Background: In recent studies, we have incorporated bile acid and polyelectrolytes into
pancreatic β-cell microcapsules and examined their cell viability and microcapsule morphology
using various encapsulating methods.
Objective: This study aimed to incorporate 3 colloids; ultrasonic gel (USG; 1%), polystyrenic sulphate
(PSS; 0.1%) and polyallylamine (PAA; 3%) and ursodeoxycholic acid (UDCA; 4%) with the
polymer sodium alginate (SA; 1.2%) and the copolymer poly-L-ornithine (PLO; 1%), and using a refined
vibrational jet-flow microencapsulating method, test the microcapsule properties, and cell viability
without or with UDCA.
Method: The pancreatic β-cells NIT-1 were encapsulated using concentric nozzles and a refined
method using voltage > 600 mv and frequency of 1750 Hz with syringe flow of 1.5 ml/min (core)
and formulation solution of 2.1 ml/min, with a mixture of SA, PLO, USG, PSS and PAA without
UDCA (control) or with UDCA (test). Both formulations and microcapsules were examined for surface
composition and thermal and chemical biocompatibilities. The microencapsulated cells were examined
for bioenergetics and production of inflammatory biomarkers.
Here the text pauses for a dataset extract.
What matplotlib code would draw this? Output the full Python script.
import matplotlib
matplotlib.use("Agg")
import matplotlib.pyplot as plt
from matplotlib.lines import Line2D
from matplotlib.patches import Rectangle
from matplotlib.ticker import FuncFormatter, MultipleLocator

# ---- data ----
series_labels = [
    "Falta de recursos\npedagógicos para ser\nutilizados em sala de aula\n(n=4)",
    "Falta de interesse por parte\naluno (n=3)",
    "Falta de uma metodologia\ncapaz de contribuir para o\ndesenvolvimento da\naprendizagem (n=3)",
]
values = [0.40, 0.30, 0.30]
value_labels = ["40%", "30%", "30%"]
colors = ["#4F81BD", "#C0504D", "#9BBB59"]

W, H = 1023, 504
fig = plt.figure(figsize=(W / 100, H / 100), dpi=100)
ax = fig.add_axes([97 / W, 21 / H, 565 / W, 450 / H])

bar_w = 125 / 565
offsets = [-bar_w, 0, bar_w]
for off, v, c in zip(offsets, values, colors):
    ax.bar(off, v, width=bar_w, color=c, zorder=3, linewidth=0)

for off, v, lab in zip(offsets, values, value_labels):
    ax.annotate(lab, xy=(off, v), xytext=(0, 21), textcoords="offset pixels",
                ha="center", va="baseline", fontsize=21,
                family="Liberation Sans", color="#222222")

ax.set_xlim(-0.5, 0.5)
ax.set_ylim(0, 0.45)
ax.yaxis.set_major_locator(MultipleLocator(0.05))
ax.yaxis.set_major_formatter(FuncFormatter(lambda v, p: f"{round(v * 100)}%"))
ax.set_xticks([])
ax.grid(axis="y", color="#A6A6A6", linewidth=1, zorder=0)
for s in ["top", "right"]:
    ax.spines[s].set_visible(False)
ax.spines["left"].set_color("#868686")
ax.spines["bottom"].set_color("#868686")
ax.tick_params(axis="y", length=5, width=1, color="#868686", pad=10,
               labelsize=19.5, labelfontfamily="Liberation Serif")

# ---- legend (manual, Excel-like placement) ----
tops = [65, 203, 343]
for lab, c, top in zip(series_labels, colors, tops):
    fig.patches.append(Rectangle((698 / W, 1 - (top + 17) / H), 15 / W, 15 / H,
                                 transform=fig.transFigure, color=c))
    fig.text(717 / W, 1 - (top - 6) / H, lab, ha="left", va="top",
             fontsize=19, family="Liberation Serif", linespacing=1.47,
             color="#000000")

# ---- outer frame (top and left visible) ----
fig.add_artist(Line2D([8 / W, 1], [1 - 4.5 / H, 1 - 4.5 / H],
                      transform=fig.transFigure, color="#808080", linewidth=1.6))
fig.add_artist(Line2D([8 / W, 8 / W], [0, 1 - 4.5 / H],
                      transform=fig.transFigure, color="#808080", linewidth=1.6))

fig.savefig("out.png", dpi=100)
UDCA distribution within the
microcapsules was also examined.
Results: Using our method, viability remained low after the addition of PSS, PAA and USG, while
the incorporation of UDCA enhanced cell viability, and thermal stability was maintained.
Conclusion: Our refined microencapsulating method, when incorporating polystyrenic sulphate,
polyallylamine, the gel and UDCA at 0.1:3:1:4 ratio respectively, produced stable microcapsules
suggesting potential applications in cell microencapsulation and diabetes treatment.